On supprima les subventions aux tribunaux islamiques entre la fin de 1923
et le début de 1924. Mais des facteurs économiques empêchaient déjà les
musulmans de porter plainte au tribunal. Si, par exemple, une jeune femme
refusait d’accepter un mariage arrangé par sa famille ou de se marier à un mari
déjà polygame, elle avait peu de chances de survivre parce qu’elle ne pouvait
trouver ni travail ni logement indépendant.
Enfin, la bureaucratie stalinienne accrut sa mainmise sur la révolution. De
plus en plus elle s’attaqua à ce qu’elle appelait les « déviations
nationalistes » dans les Républiques non russes et encouragea la renaissance du
chauvinisme grand-russe. A partir de la seconde moitié des années 20, les
staliniens commencèrent à planifier une attaque frontale contre l’Islam au nom
du droit des femmes. Le slogan principal de leur campagne était « khudzhum »,
c’est-à-dire attaque, agression, offensive.
Le khudzhum entra en action massivement le 8 mars 1927, à l’occasion de la
journée internationale des femmes. Au cours de meetings de masse on appela les
femmes à enlever leur voile. De petits groupes de musulmanes autochtones
montèrent sur des podiums et se dévoilèrent en public, après quoi on brûla
leurs voiles. Cette opération grotesque renversait complètement les priorités
du marxisme. Nous étions bien loin de l’époque où les militantes bolcheviques
se voilaient pour mener un travail politique dans les mosquées.
Cette politique était à des années-lumière des instructions de Lénine qui
déclarait : « Nous sommes absolument opposés à toute offense contre les
convictions religieuses ».
Inévitablement le « khudzhum » provoqua une réaction en retour. Des
milliers d’enfants musulmans, spécialement des filles, furent retirés des
écoles soviétiques par leur famille et démissionnèrent des jeunesses
communistes. Des femmes non voilées furent agressées dans les rues, parfois
violées et des milliers d’entre elles furent tuées.
L’offensive contre l’Islam marqua le commencement d’une rupture brutale
avec la politique révolutionnaire inaugurée en octobre 1917. Tandis que
l’Union soviétique lançait un programme d’industrialisation forcée, les
dirigeants nationaux et religieux musulmans furent physiquement éliminés et
l’Islam plongea dans la clandestinité. Le rêve de la liberté religieuse fut
enterré lors de la Grande Terreur des années trente.

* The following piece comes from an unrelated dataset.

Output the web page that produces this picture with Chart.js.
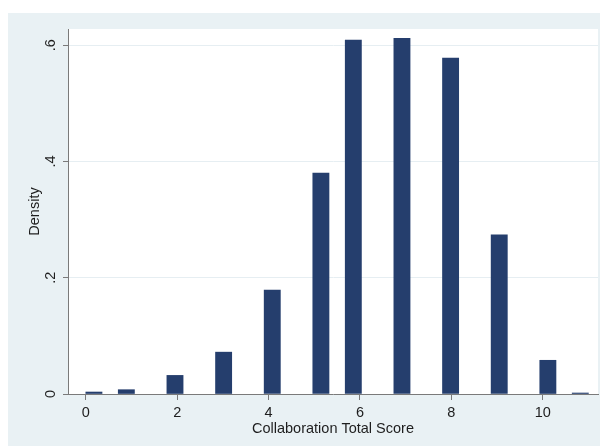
<!DOCTYPE html>
<html>
<head>
<meta charset="utf-8">
<title>Collaboration Total Score – density histogram</title>
<script src="https://cdn.jsdelivr.net/npm/chart.js@4.4.1/dist/chart.umd.min.js"></script>
<style>
  html, body { margin: 0; padding: 0; background: #ffffff; }
  #wrap { width: 603px; height: 446px; }
</style>
</head>
<body>
<div id="wrap"><canvas id="hist" width="603" height="446"></canvas></div>
<script>
// Observed scores and the density of the histogram bin each one falls in
const scores  = [0, 1, 2, 3, 4, 5, 6, 7, 8, 9, 10, 11];
const density = [0.0034, 0.0074, 0.032, 0.072, 0.179, 0.380, 0.609, 0.612, 0.578, 0.274, 0.058, 0.0017];

// Histogram binning: 31 equal-width bins spanning the score range
const scoreMin = 0;
const scoreMax = 11;
const binCount = 31;

// Axis tick values
const xTicks = [0, 2, 4, 6, 8, 10];
const yTicks = [0, 0.2, 0.4, 0.6];

const xTitle = 'Collaboration Total Score';
const yTitle = 'Density';

// Build one point per bin; empty bins carry no bar
const binWidth = (scoreMax - scoreMin) / binCount;
const binHeights = new Array(binCount).fill(null);
scores.forEach((s, i) => {
  const k = Math.min(Math.floor((s - scoreMin) / binWidth), binCount - 1);
  binHeights[k] = density[i];
});
const binPoints = binHeights.map((d, k) => ({ x: scoreMin + (k + 0.5) * binWidth, y: d }));

const pageBg  = '#ffffff';
const frameBg = '#e9f1f4';
const gridCol = '#e6eef2';
const axisCol = '#7a7a7a';
const textCol = '#1e1e1e';
const barCol  = '#253e6d';
const font = { family: '"Liberation Sans", Arial, sans-serif', size: 14.5 };

// Paints the page background, the tinted frame and the white plot region
const backdrop = {
  id: 'backdrop',
  beforeDraw(chart) {
    const { ctx, chartArea: a } = chart;
    ctx.save();
    ctx.fillStyle = pageBg;
    ctx.fillRect(0, 0, chart.width, chart.height);
    ctx.fillStyle = frameBg;
    ctx.fillRect(8, 13, 592, 433);
    ctx.fillStyle = '#ffffff';
    ctx.fillRect(a.left, a.top, a.right - a.left, a.bottom - a.top);
    ctx.restore();
  }
};

new Chart(document.getElementById('hist'), {
  type: 'bar',
  data: {
    datasets: [{
      data: binPoints,
      backgroundColor: barCol,
      borderWidth: 0,
      barPercentage: 1,
      categoryPercentage: 1
    }]
  },
  options: {
    responsive: false,
    animation: false,
    devicePixelRatio: 1,
    layout: { padding: { left: 8, top: 29, right: 5, bottom: 1 } },
    plugins: { legend: { display: false }, tooltip: { enabled: false } },
    scales: {
      x: {
        type: 'linear',
        offset: false,
        min: -0.39,
        max: 11.21,
        afterBuildTicks: s => { s.ticks = xTicks.map(v => ({ value: v })); },
        afterFit: s => { s.height = 51; },
        grid: { offset: false, drawOnChartArea: false, drawTicks: true, tickLength: 6, tickColor: axisCol, tickWidth: 1 },
        border: { display: true, color: axisCol, width: 1 },
        ticks: { color: textCol, font, padding: 4, maxRotation: 0, minRotation: 0, autoSkip: false },
        title: { display: true, text: xTitle, color: textCol, font, padding: { top: 0, bottom: 7 } }
      },
      y: {
        type: 'linear',
        min: 0,
        max: 0.628,
        afterBuildTicks: s => { s.ticks = yTicks.map(v => ({ value: v })); },
        afterFit: s => { s.width = 60; },
        grid: {
          color: c => (c.tick && c.tick.value === 0 ? 'rgba(0,0,0,0)' : gridCol),
          lineWidth: 1,
          drawTicks: true,
          tickLength: 5,
          tickColor: axisCol
        },
        border: { display: true, color: axisCol, width: 1 },
        ticks: {
          color: textCol,
          font,
          padding: 6,
          minRotation: 90,
          maxRotation: 90,
          crossAlign: 'center',
          autoSkip: false,
          callback: v => (v === 0 ? '0' : String(+v.toFixed(1)).replace(/^0/, ''))
        },
        title: { display: true, text: yTitle, color: textCol, font, padding: { top: 18, bottom: 0 } }
      }
    }
  },
  plugins: [backdrop]
});
</script>
</body>
</html>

(1). Waqf : biens (terres, boutiques, etc.) dont les revenus servent à
entretenir ou construire des bâtiments religieux (mosquées, madrasas) mais
aussi des édifices d’intérêt public (hôpitaux, ponts, canalisations). Ce système
était très répandu au Moyen Age et avait également de gros avantages pour les
riches. Il leur permettait en effet d’éviter que l’on confisque éventuellement
leur fortune mais aussi de tourner les règles musulmanes en matière d’héritage.
Les biens waqf étaient considérés comme sacrés et le cadi (représentant local
du pouvoir judiciaire) était chargé de les gérer. Au XXe siècle le système du
waqf a progressivement disparu dans les pays musulmans, sauf en Iran (N.d.T.)